Imagine that you are in a kitchen and need to measure the volume of some odd solid object, or the difference in volumes between two odd solid objects. But the only real measuring tools are scales (i.e, a kitchen scale and a bathroom scale) and any number of household tape measures, rulers and yard/meter sticks. And the internet is down.

* One approach might be to simply take the mass of the object(s) and figure that most things have a mass of around 1 g/cm3, and go with that. If you need the difference, take the difference. 

* Another approach might be to do that Archimedes thing and try displacement. Fill up a cup or larger container to the bring with water, drop the object in the cup and catch all the water that the new object forces out of the cup. That would take a saucer (or serving platter) under the vessel to catch the water. Measure the mass of that saucer (or serving platter) empty and with the water. Eureka! The difference is the volume, so long as you convert the units, right? So clever, that Archimedes. 

* The third, and hardest approach would be very much like the second approach, but it departs from the Archimedes version, because these objects are not gold crowns. You’d need to push the object down into the water, making sure that it is entirely submerged—but without putting anything else in the water. Either push it JUST under the water, or use some very very fine tools to hold it down further. Again, calculate the mass of the displaced water and convert the units. That’s the mass of the object, and just subtract the lower mass from the greater if comparing two objects.

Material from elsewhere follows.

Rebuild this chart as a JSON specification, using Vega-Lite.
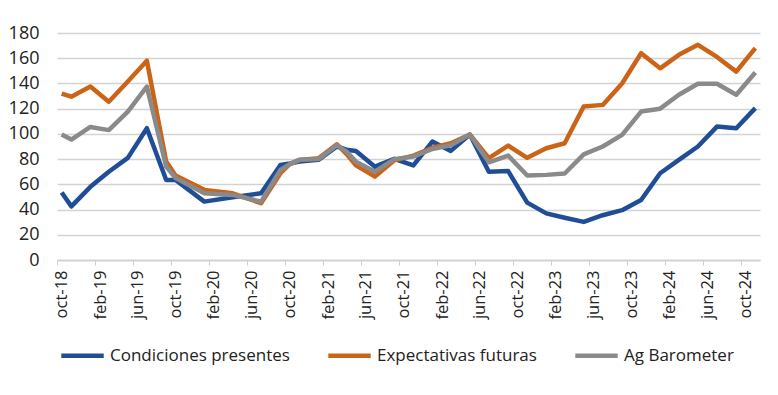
{
  "$schema": "https://vega.github.io/schema/vega-lite/v6.json",
  "width": 703,
  "height": 227,
  "autosize": {"type": "none"},
  "padding": {"left": 57, "top": 33, "right": 18, "bottom": 135},
  "background": "white",
  "config": {"view": {"stroke": null}, "font": "Open Sans"},
  "data": {
    "values": [
      {"fecha": "2018-10-01", "serie": "Condiciones presentes", "valor": 53.5},
      {"fecha": "2018-11-01", "serie": "Condiciones presentes", "valor": 42.5},
      {"fecha": "2019-01-01", "serie": "Condiciones presentes", "valor": 58},
      {"fecha": "2019-03-01", "serie": "Condiciones presentes", "valor": 70},
      {"fecha": "2019-05-01", "serie": "Condiciones presentes", "valor": 81},
      {"fecha": "2019-07-01", "serie": "Condiciones presentes", "valor": 104.5},
      {"fecha": "2019-09-01", "serie": "Condiciones presentes", "valor": 63.5},
      {"fecha": "2019-10-01", "serie": "Condiciones presentes", "valor": 63.5},
      {"fecha": "2020-01-01", "serie": "Condiciones presentes", "valor": 46.3},
      {"fecha": "2020-04-01", "serie": "Condiciones presentes", "valor": 49.8},
      {"fecha": "2020-07-01", "serie": "Condiciones presentes", "valor": 52.9},
      {"fecha": "2020-09-01", "serie": "Condiciones presentes", "valor": 75.4},
      {"fecha": "2020-10-01", "serie": "Condiciones presentes", "valor": 76.5},
      {"fecha": "2020-11-01", "serie": "Condiciones presentes", "valor": 78},
      {"fecha": "2021-01-01", "serie": "Condiciones presentes", "valor": 79.4},
      {"fecha": "2021-03-01", "serie": "Condiciones presentes", "valor": 90},
      {"fecha": "2021-04-01", "serie": "Condiciones presentes", "valor": 87.5},
      {"fecha": "2021-05-01", "serie": "Condiciones presentes", "valor": 86.5},
      {"fecha": "2021-07-01", "serie": "Condiciones presentes", "valor": 74},
      {"fecha": "2021-09-01", "serie": "Condiciones presentes", "valor": 80.2},
      {"fecha": "2021-11-01", "serie": "Condiciones presentes", "valor": 75},
      {"fecha": "2022-01-01", "serie": "Condiciones presentes", "valor": 93.9},
      {"fecha": "2022-03-01", "serie": "Condiciones presentes", "valor": 86.5},
      {"fecha": "2022-05-01", "serie": "Condiciones presentes", "valor": 99.5},
      {"fecha": "2022-07-01", "serie": "Condiciones presentes", "valor": 70},
      {"fecha": "2022-09-01", "serie": "Condiciones presentes", "valor": 70.5},
      {"fecha": "2022-11-01", "serie": "Condiciones presentes", "valor": 45.5},
      {"fecha": "2023-01-01", "serie": "Condiciones presentes", "valor": 37},
      {"fecha": "2023-03-01", "serie": "Condiciones presentes", "valor": 33.5},
      {"fecha": "2023-05-01", "serie": "Condiciones presentes", "valor": 30.2},
      {"fecha": "2023-07-01", "serie": "Condiciones presentes", "valor": 35.5},
      {"fecha": "2023-09-01", "serie": "Condiciones presentes", "valor": 39.5},
      {"fecha": "2023-11-01", "serie": "Condiciones presentes", "valor": 47.6},
      {"fecha": "2024-01-01", "serie": "Condiciones presentes", "valor": 68.8},
      {"fecha": "2024-03-01", "serie": "Condiciones presentes", "valor": 79.4},
      {"fecha": "2024-05-01", "serie": "Condiciones presentes", "valor": 90},
      {"fecha": "2024-07-01", "serie": "Condiciones presentes", "valor": 105.8},
      {"fecha": "2024-09-01", "serie": "Condiciones presentes", "valor": 104.5},
      {"fecha": "2024-11-01", "serie": "Condiciones presentes", "valor": 120.4},

      {"fecha": "2018-10-01", "serie": "Expectativas futuras", "valor": 132},
      {"fecha": "2018-11-01", "serie": "Expectativas futuras", "valor": 129.5},
      {"fecha": "2019-01-01", "serie": "Expectativas futuras", "valor": 137.5},
      {"fecha": "2019-03-01", "serie": "Expectativas futuras", "valor": 125.5},
      {"fecha": "2019-05-01", "serie": "Expectativas futuras", "valor": 141.5},
      {"fecha": "2019-07-01", "serie": "Expectativas futuras", "valor": 158},
      {"fecha": "2019-09-01", "serie": "Expectativas futuras", "valor": 78},
      {"fecha": "2019-10-01", "serie": "Expectativas futuras", "valor": 67},
      {"fecha": "2020-01-01", "serie": "Expectativas futuras", "valor": 55.6},
      {"fecha": "2020-04-01", "serie": "Expectativas futuras", "valor": 52.9},
      {"fecha": "2020-07-01", "serie": "Expectativas futuras", "valor": 45},
      {"fecha": "2020-09-01", "serie": "Expectativas futuras", "valor": 68.8},
      {"fecha": "2020-10-01", "serie": "Expectativas futuras", "valor": 76},
      {"fecha": "2020-11-01", "serie": "Expectativas futuras", "valor": 79.4},
      {"fecha": "2021-01-01", "serie": "Expectativas futuras", "valor": 80.7},
      {"fecha": "2021-03-01", "serie": "Expectativas futuras", "valor": 91.8},
      {"fecha": "2021-04-01", "serie": "Expectativas futuras", "valor": 84},
      {"fecha": "2021-05-01", "serie": "Expectativas futuras", "valor": 75},
      {"fecha": "2021-07-01", "serie": "Expectativas futuras", "valor": 66.1},
      {"fecha": "2021-09-01", "serie": "Expectativas futuras", "valor": 79},
      {"fecha": "2021-11-01", "serie": "Expectativas futuras", "valor": 82.8},
      {"fecha": "2022-01-01", "serie": "Expectativas futuras", "valor": 89},
      {"fecha": "2022-03-01", "serie": "Expectativas futuras", "valor": 92.6},
      {"fecha": "2022-05-01", "serie": "Expectativas futuras", "valor": 99.5},
      {"fecha": "2022-07-01", "serie": "Expectativas futuras", "valor": 80.7},
      {"fecha": "2022-09-01", "serie": "Expectativas futuras", "valor": 90.7},
      {"fecha": "2022-11-01", "serie": "Expectativas futuras", "valor": 81},
      {"fecha": "2023-01-01", "serie": "Expectativas futuras", "valor": 88.6},
      {"fecha": "2023-03-01", "serie": "Expectativas futuras", "valor": 92.6},
      {"fecha": "2023-05-01", "serie": "Expectativas futuras", "valor": 121.7},
      {"fecha": "2023-07-01", "serie": "Expectativas futuras", "valor": 123},
      {"fecha": "2023-09-01", "serie": "Expectativas futuras", "valor": 140},
      {"fecha": "2023-11-01", "serie": "Expectativas futuras", "valor": 164},
      {"fecha": "2024-01-01", "serie": "Expectativas futuras", "valor": 152},
      {"fecha": "2024-03-01", "serie": "Expectativas futuras", "valor": 162.7},
      {"fecha": "2024-05-01", "serie": "Expectativas futuras", "valor": 170.6},
      {"fecha": "2024-07-01", "serie": "Expectativas futuras", "valor": 161},
      {"fecha": "2024-09-01", "serie": "Expectativas futuras", "valor": 149.4},
      {"fecha": "2024-11-01", "serie": "Expectativas futuras", "valor": 168},

      {"fecha": "2018-10-01", "serie": "Ag Barometer", "valor": 99.5},
      {"fecha": "2018-11-01", "serie": "Ag Barometer", "valor": 95.5},
      {"fecha": "2019-01-01", "serie": "Ag Barometer", "valor": 105.5},
      {"fecha": "2019-03-01", "serie": "Ag Barometer", "valor": 103},
      {"fecha": "2019-05-01", "serie": "Ag Barometer", "valor": 117.7},
      {"fecha": "2019-07-01", "serie": "Ag Barometer", "valor": 137.5},
      {"fecha": "2019-09-01", "serie": "Ag Barometer", "valor": 74},
      {"fecha": "2019-10-01", "serie": "Ag Barometer", "valor": 65},
      {"fecha": "2020-01-01", "serie": "Ag Barometer", "valor": 53},
      {"fecha": "2020-04-01", "serie": "Ag Barometer", "valor": 51.6},
      {"fecha": "2020-07-01", "serie": "Ag Barometer", "valor": 46.3},
      {"fecha": "2020-09-01", "serie": "Ag Barometer", "valor": 71.4},
      {"fecha": "2020-10-01", "serie": "Ag Barometer", "valor": 76},
      {"fecha": "2020-11-01", "serie": "Ag Barometer", "valor": 79.4},
      {"fecha": "2021-01-01", "serie": "Ag Barometer", "valor": 80},
      {"fecha": "2021-03-01", "serie": "Ag Barometer", "valor": 91},
      {"fecha": "2021-04-01", "serie": "Ag Barometer", "valor": 86},
      {"fecha": "2021-05-01", "serie": "Ag Barometer", "valor": 78},
      {"fecha": "2021-07-01", "serie": "Ag Barometer", "valor": 70},
      {"fecha": "2021-09-01", "serie": "Ag Barometer", "valor": 80},
      {"fecha": "2021-11-01", "serie": "Ag Barometer", "valor": 82},
      {"fecha": "2022-01-01", "serie": "Ag Barometer", "valor": 88},
      {"fecha": "2022-03-01", "serie": "Ag Barometer", "valor": 91},
      {"fecha": "2022-05-01", "serie": "Ag Barometer", "valor": 99.5},
      {"fecha": "2022-07-01", "serie": "Ag Barometer", "valor": 77.5},
      {"fecha": "2022-09-01", "serie": "Ag Barometer", "valor": 82.8},
      {"fecha": "2022-11-01", "serie": "Ag Barometer", "valor": 67},
      {"fecha": "2023-01-01", "serie": "Ag Barometer", "valor": 67.5},
      {"fecha": "2023-03-01", "serie": "Ag Barometer", "valor": 68.6},
      {"fecha": "2023-05-01", "serie": "Ag Barometer", "valor": 83.7},
      {"fecha": "2023-07-01", "serie": "Ag Barometer", "valor": 90},
      {"fecha": "2023-09-01", "serie": "Ag Barometer", "valor": 99.2},
      {"fecha": "2023-11-01", "serie": "Ag Barometer", "valor": 117.7},
      {"fecha": "2024-01-01", "serie": "Ag Barometer", "valor": 120},
      {"fecha": "2024-03-01", "serie": "Ag Barometer", "valor": 131},
      {"fecha": "2024-05-01", "serie": "Ag Barometer", "valor": 139.7},
      {"fecha": "2024-07-01", "serie": "Ag Barometer", "valor": 139.7},
      {"fecha": "2024-09-01", "serie": "Ag Barometer", "valor": 131},
      {"fecha": "2024-11-01", "serie": "Ag Barometer", "valor": 148.7}
    ]
  },
  "mark": {"type": "line", "strokeWidth": 4.5, "strokeJoin": "round", "clip": false},
  "encoding": {
    "x": {
      "field": "fecha",
      "type": "temporal",
      "scale": {
        "type": "utc",
        "domain": [
          {"year": 2018, "month": 9, "date": 16, "utc": true},
          {"year": 2024, "month": 11, "date": 16, "utc": true}
        ]
      },
      "axis": {
        "title": null,
        "values": [
          {"year": 2018, "month": 10, "date": 1, "utc": true},
          {"year": 2019, "month": 2, "date": 1, "utc": true},
          {"year": 2019, "month": 6, "date": 1, "utc": true},
          {"year": 2019, "month": 10, "date": 1, "utc": true},
          {"year": 2020, "month": 2, "date": 1, "utc": true},
          {"year": 2020, "month": 6, "date": 1, "utc": true},
          {"year": 2020, "month": 10, "date": 1, "utc": true},
          {"year": 2021, "month": 2, "date": 1, "utc": true},
          {"year": 2021, "month": 6, "date": 1, "utc": true},
          {"year": 2021, "month": 10, "date": 1, "utc": true},
          {"year": 2022, "month": 2, "date": 1, "utc": true},
          {"year": 2022, "month": 6, "date": 1, "utc": true},
          {"year": 2022, "month": 10, "date": 1, "utc": true},
          {"year": 2023, "month": 2, "date": 1, "utc": true},
          {"year": 2023, "month": 6, "date": 1, "utc": true},
          {"year": 2023, "month": 10, "date": 1, "utc": true},
          {"year": 2024, "month": 2, "date": 1, "utc": true},
          {"year": 2024, "month": 6, "date": 1, "utc": true},
          {"year": 2024, "month": 10, "date": 1, "utc": true}
        ],
        "labelExpr": "lower(utcFormat(datum.value, '%b-%y'))",
        "labelAngle": -90,
        "labelFontSize": 16.5,
        "labelColor": "#222222",
        "labelPadding": 5,
        "labelOverlap": false,
        "labelFlush": false,
        "ticks": true,
        "tickSize": 5,
        "tickOffset": -4.75,
        "labelOffset": 4.75,
        "tickColor": "#cfcfcf",
        "domain": true,
        "domainColor": "#cfcfcf",
        "domainWidth": 1.5,
        "grid": false
      }
    },
    "y": {
      "field": "valor",
      "type": "quantitative",
      "scale": {"domain": [0, 180], "nice": false},
      "axis": {
        "title": null,
        "values": [0, 20, 40, 60, 80, 100, 120, 140, 160, 180],
        "labelFontSize": 18,
        "labelColor": "#222222",
        "labelPadding": 18,
        "ticks": false,
        "domain": false,
        "grid": true,
        "gridColor": "#d3d3d3",
        "gridWidth": 1.5
      }
    },
    "color": {
      "field": "serie",
      "type": "nominal",
      "sort": ["Condiciones presentes", "Expectativas futuras", "Ag Barometer"],
      "scale": {
        "domain": ["Condiciones presentes", "Expectativas futuras", "Ag Barometer"],
        "range": ["#1f4e96", "#cc6418", "#8a8a8a"]
      },
      "legend": {
        "title": null,
        "orient": "none",
        "legendX": 2,
        "legendY": 299,
        "direction": "horizontal",
        "symbolType": "stroke",
        "symbolStrokeWidth": 4.5,
        "symbolSize": 1800,
        "labelFontSize": 17,
        "labelLimit": 0,
        "labelColor": "#222222",
        "labelOffset": 4,
        "columnPadding": 29
      }
    },
    "order": {"field": "fecha", "type": "temporal"}
  }
}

The third approach is way more clever than the first two, and is the only one that will actually give you volume. The first approach approximates volumes, but will not work for objects that easily float or sink—signaling a density significantly different than water’s. The first approach just gives you mass. The second approach will work for denser objects, which do entirely submerge in the water, but not for objects that float (i.e., are not entirely submerged). For the former, yes volume. But for the latter it just gives mass again. Not actually as clever as we thought. 

(Archimedes’s experiment as a bit different, and he had a whole bunch of spare gold lying around. Neither you nor I have that available for our work.)

I have no doubt that there are many people who think that psychometrics is analogous to the third approach. That it really is clever enough to take the products of limited tools to measure difficult constructs. But what I see is  a dependence of limited tools that simply measure something different than the intended construct. And, no, the analysis is not so clever as successfully to convert the results to the intended construct. Disturbingly, it is not that adequate tools are not available, rather it’s the insistence on using unidimensional psychometric models and filters to measure multi-dimensional constructs. There are other models, they just are not favored. Perhaps they are not as easy to use. Perhaps they don’t have the established place in curricula and/or practice. Perhaps it is simply if we've always tended to use a hammer, we tend to redefine problem into problems that can be solved with a hammer. 

But the charge of testing is to measure the intended construct, not some other construct that our favored tools are better at measuring.